Reboot vs. Shutdown to Repair Zigbee Network

Over the course of a week or so, various Zigbee devices we’re using stop responding. My solution is to shutdown the hub, kill the power for 30 minutes and restart the hub. Once I do this, all is well until it’s not.

Does anyone know if a simple reboot would accomplish the same thing? It would be easier to schedule a weekly, middle of the night reboot instead of shutting down the hub and waiting 30 minutes? Or if there is any easier solution, I’d love to hear it. I'm running a C7 hub on the latest firmware.

TIA for any guidance anyone can offer.

30 mins is excessive, in my opinion. The goal is to let the power drain internally so that the radios shutdown. 10 seconds is probably enough... but feel free to go for longer. I'm only suggesting a tiny delay in case that alters the inconvenience you're experiencing.

Power cycling the Z-Radios will cause them to reboot, which does NOT occur with a simple Shutdown.

I would come at it from a different angle.
Has this only just started happening?
Have you recently added a zigbee device?
Is there anything in the logs?
Are the devices that start to go offline first routing through a specific repeater?
Is that repeater the first device that goes awol?
etc.
etc.

Just my opinion of how I would try and troubleshoot the issue.

1 Like

I agree, the issue is not whether to reboot or shutdown, the issue is why devices stop responding to start with. That is worth of spending some time investigating to get to the root cause of the issue.

In incident management, the restart is just a corrective action to get up and running again. Now is the time for recovery phase, by investigating the root cause and finding a permanent fix for it.

2 Likes

Thanks for the suggestions to look into the root cause. I don't see anything in the logs and the most frequent offenders (highlighted in yellow) are attached directly to the hub.

Any suggestions as to how to better troubleshoot things are appreciated.

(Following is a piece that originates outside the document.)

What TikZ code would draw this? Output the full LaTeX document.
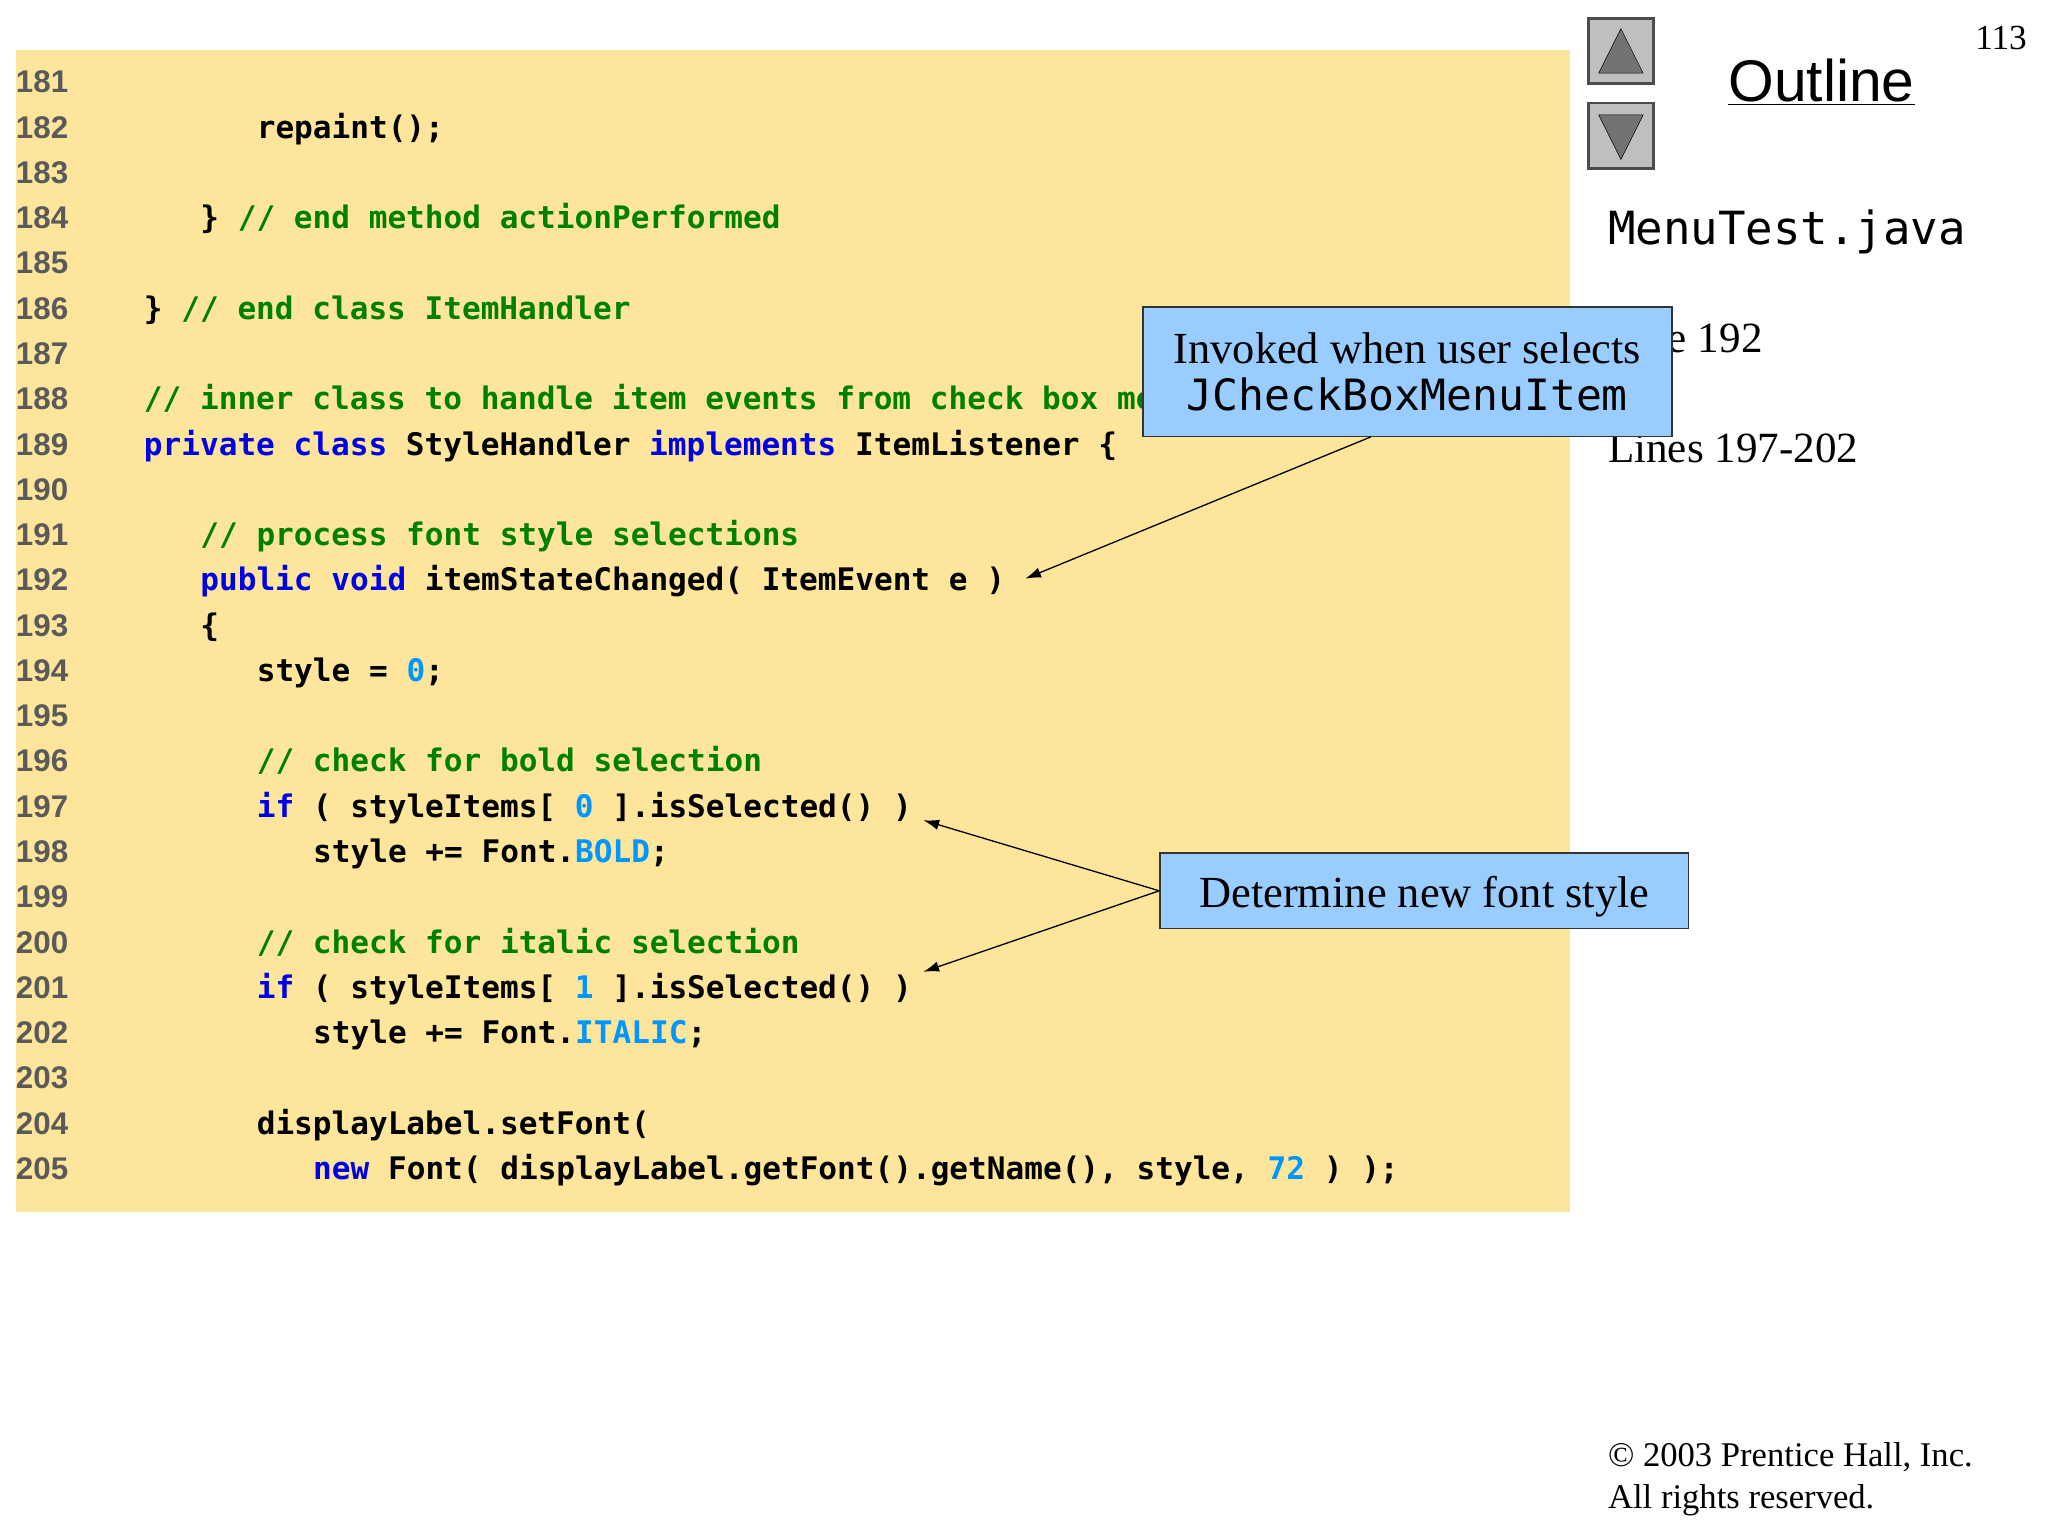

It actually is about right. However, the purpose is not to drain the power in the radios, but to put devices in a panic mode trying to find the hub. This is an extreme measure, and better/healthier mesh is likely the best sution in this case.

5 Likes

Huh, that is the first time I have had it explained that way. I've always heard it is more to drain the radios to get them to restart, and that 30-60 seconds is plenty to do that. I guess not.

"A Zigbee device typically enters "panic mode" to find a new parent router after its current one (like the hub) is gone for around 20 to 30 minutes, triggering a network heal as it starts searching for the next best connection, though some battery devices might wait longer (up to an hour) for their scheduled check-in before actively panicking."

2 Likes

No, it will not solve the problem. I would make sure your repeaters (mains power devices) are not frequently unplugged or lose power.

2 Likes

I would search the community, there are many threads out there from people troubleshooting these types of issues. Basically, you want to look at the Zigbee logs, not the Hub logs, found in the Zigbee settings. Look for unresponsive devices making no logs, and for very busy devices that are constantly churning out logs, that may be spamming the network. They are only live logs, so you have to watch them. You can send commands to devices to see in the logs how they react.

You might also want to install the Zigbee Map app to get a better visual and more info about the mesh.

Do you or your household members regulary cut the power to the bulbs from the wall switches?

When this started did you have a battery die in a battery powered device or anything happen to a battery powered device where if had to join back. I don't mean removed from the hub but the best explanation would be a dead battery, replace it, then the device connect back or any event that would cause something similar.

I ask this because I had a battery powered Third Reality vibration sensor that a battery died. When I changed the batteries and it connected back something crazy happened. While the device was detecting vibration it caused numerous bulbs and plugs to become unresponsive. They wouldn't work manually, in automations, or any method. I had to completely delete the device from HE and add it back. Now everything works normally.

There was nothing in the logs when this happened, there was no indicator in the hub events, nothing. I just happened to stumble across it with the dryer running. I have no idea how a battery powered device could do that but it did.

Are there any errors in the Logs tab, Past Logs, that pertain to any Zigbee device?

What about Location Events or Hub Events in the Logs section that might pertain to some Zigbee device or even the Zigbee radio itself?

If you go to the Settings page, Zigbee, and sort the Messages column on the right from high to low, is there any device that is way excessive in messages compared to anything else?